The repaired object collection was then used as the focus for an informal roundtable discussion, chaired by Leonie Hannan (History and MPE) and Simon Werrett (STS). The purpose of this session was to get those of people not formally presenting to share their interests and enthusiasms with the group. Objects varied from sugru-hacked laptop chargers, to painstakingly repaired smashed early x-ray tubes, sellotape-bound comics and beautifully antiqued furniture components. These objects generated a series of interesting discussions about embodied skills, our emotional attachment to and detachment from objects, what is learnt in the process of repairing, and the ways in which repair can affect the value and trajectory of objects.

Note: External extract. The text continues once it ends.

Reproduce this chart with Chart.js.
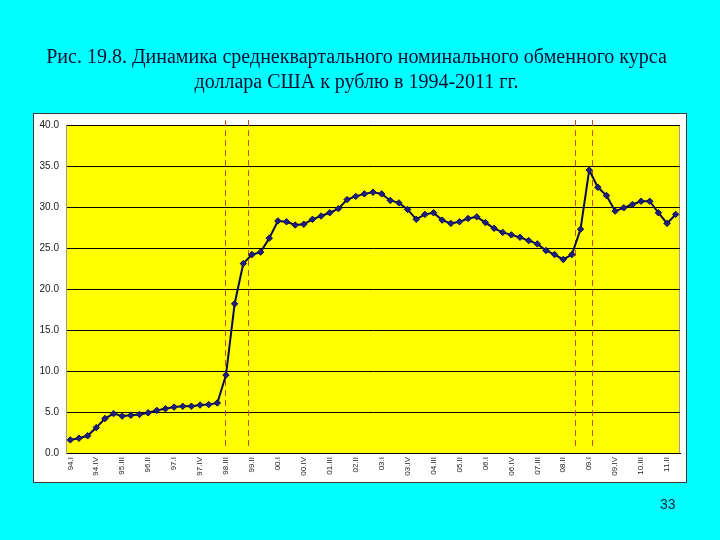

After lunch we had a change of pace: RCA graduate Jasleen Kaur took us through the joys of ‘bodging’ and repurposing. Faced with the challenge of coming up with an impromptu set of tools that could be used to run food stalls for the production of Victoria sponges, bags of fish and chips, and mock-turtle soup, we were given an assortment of paraphernalia like cotton buds, cork blocks and electrical tape. Imagining how we might be able to make ‘chip-oil drainers’ and ‘jam-spreaders’ from these everyday objects, and then having a go, meant that we got have a go at transformative and inventive repurposing ourselves.
After we pitched our inventive ‘bodges’ and voted on the winning food stall, the group reconvened for a final discussion of the commonalities and differences in peoples’ approaches to repair, what we might learn from each other, and how some of the common strands of interest might be pulled out and taken forward. Watch this space!